The result delivered a creative jolt to the downtown theatre scene. Critic Richard Gilman wrote in 1963: "The Judson production of Gertrude Stein's tiny play, What Happened, was without any question a minor masterpiece, more inventive, more high-spirited and more animated than anything I have seen recently at the higher levels of professionalism...[It] was the most hopeful event this increasingly desperate pilgrim of the theatrical apocalypse has witnessed in many a week, month or even year." Carmines had a soft spot for Stein; he wrote several musicals based on the writer's work, including In Circles, which set the non-linear prose of Stein to ragtime, tango, waltz, opera, barbershop quartet, jazz and other musical styles. For the production, the composer wrote and performed a different opening number every night, according to the Times. The show won Carmines an Obie Award in 1968. He won other Obies for Home Movies and What Happened in 1964, for Promenade in 1965 and for Sustained Achievement in 1979.
Other Stein works musicalized by Carmines include Dr. Faustus Lights The Lights, A Manoir, The Making of Americans, Listen To Me and What Happened. Another favored theme was gay life. The title of one such Carmines show, 1973's The Faggot (in which he also appeared as an actor), drew the ire of the gay population.
Ten Al Carmines shows were produced Off-Broadway, including Promenade, In Circles, Peace, Wanted and Joan, which set the Joan of Arc story in the East Village.
Promenade, which speaks about war, bureaucracies and the common man, was written in collaboration with Maria Irene Fornes. Critic Steven Suskin called the music "vibrant, alive and exciting (and different)." The show has a singular place in New York stage history in that it left its name on a theatre. When the 1969 mounting was moved a new stage on the Upper West Side, the space was christened "The Promenade" specifically for the show. It is still called The Promenade.

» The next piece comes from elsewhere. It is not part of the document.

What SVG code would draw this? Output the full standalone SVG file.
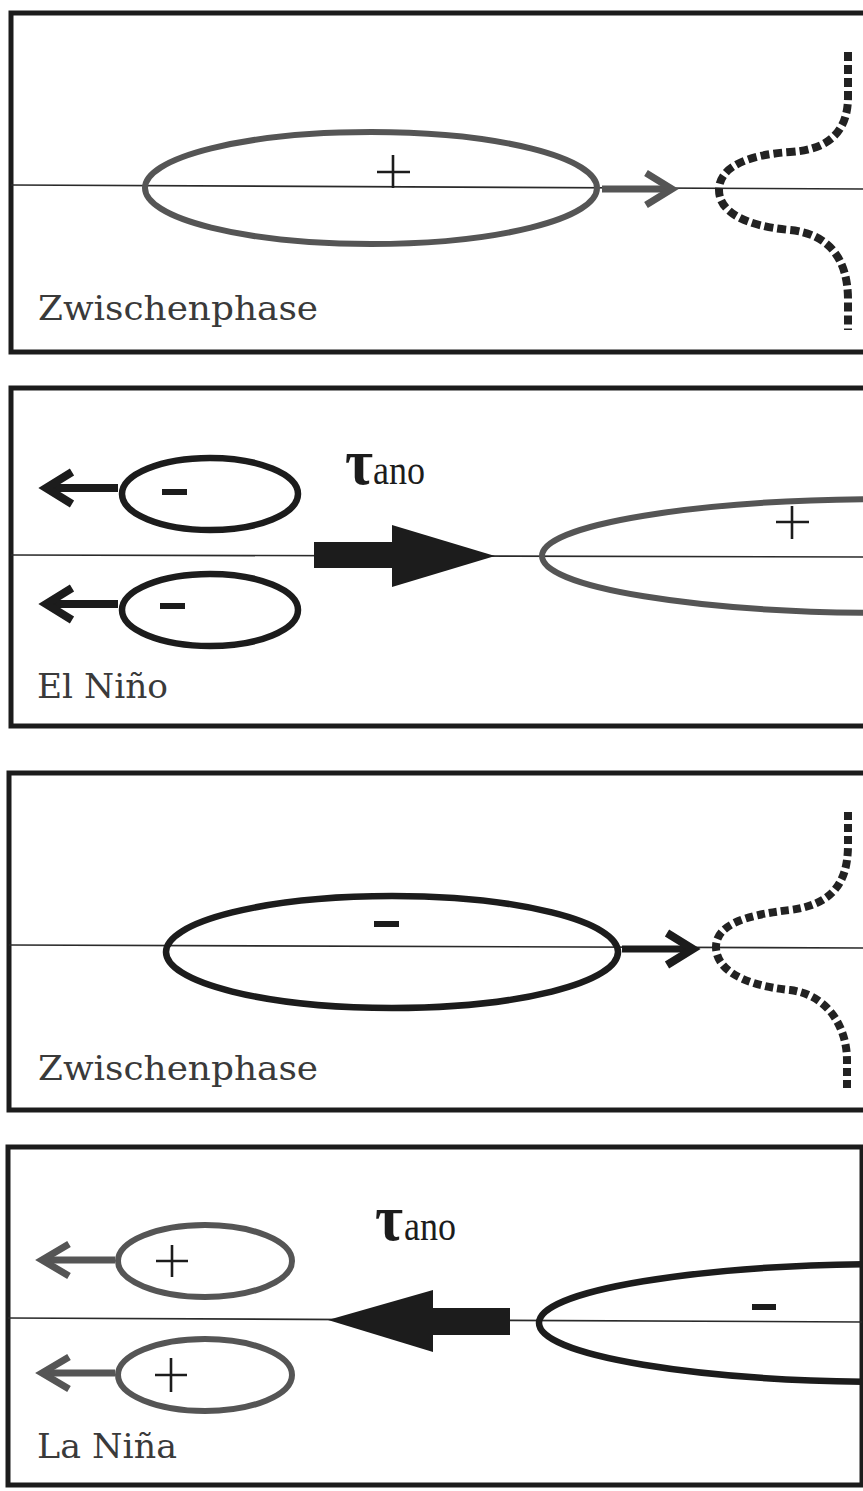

The Judson Poets' Theater, or course, presented the work of other artists as well, including some early plays by Sam Shepherd.
Despite his prolific output and the praise routinely heaped upon his works, Carmines never achieved a big commercial success and his appeal was not widespread—though some works are frequently revived. His one stab at Broadway was W.C., a musical about W.C. Fields. It starred Mickey Rooney and Bernadette Peters, but closed out of town during a 1971 tryout.
Alvin Allison Carmines was born in Hampton, Virginia, on July 25, 1936. His father worked as a fishing trawler and his mother was a substitute schoolteacher. Raised as a Protestant, he soon developed a knack for performance, and won a music scholarship. However, he didn't go into music, but studied theology at Swarthmore. He later enrolled at the Union Theological Seminary. Upon earning his bachelor of divinity, he was hired at Judson Memorial Church.
While putting together his shows, Carmines did attend to other church duties, such as preaching sermons. According to the Times, these sermons seldom mentioned God. "I've discovered for myself that God doesn't disappear when you don't talk about him," he said in a 1966 interview.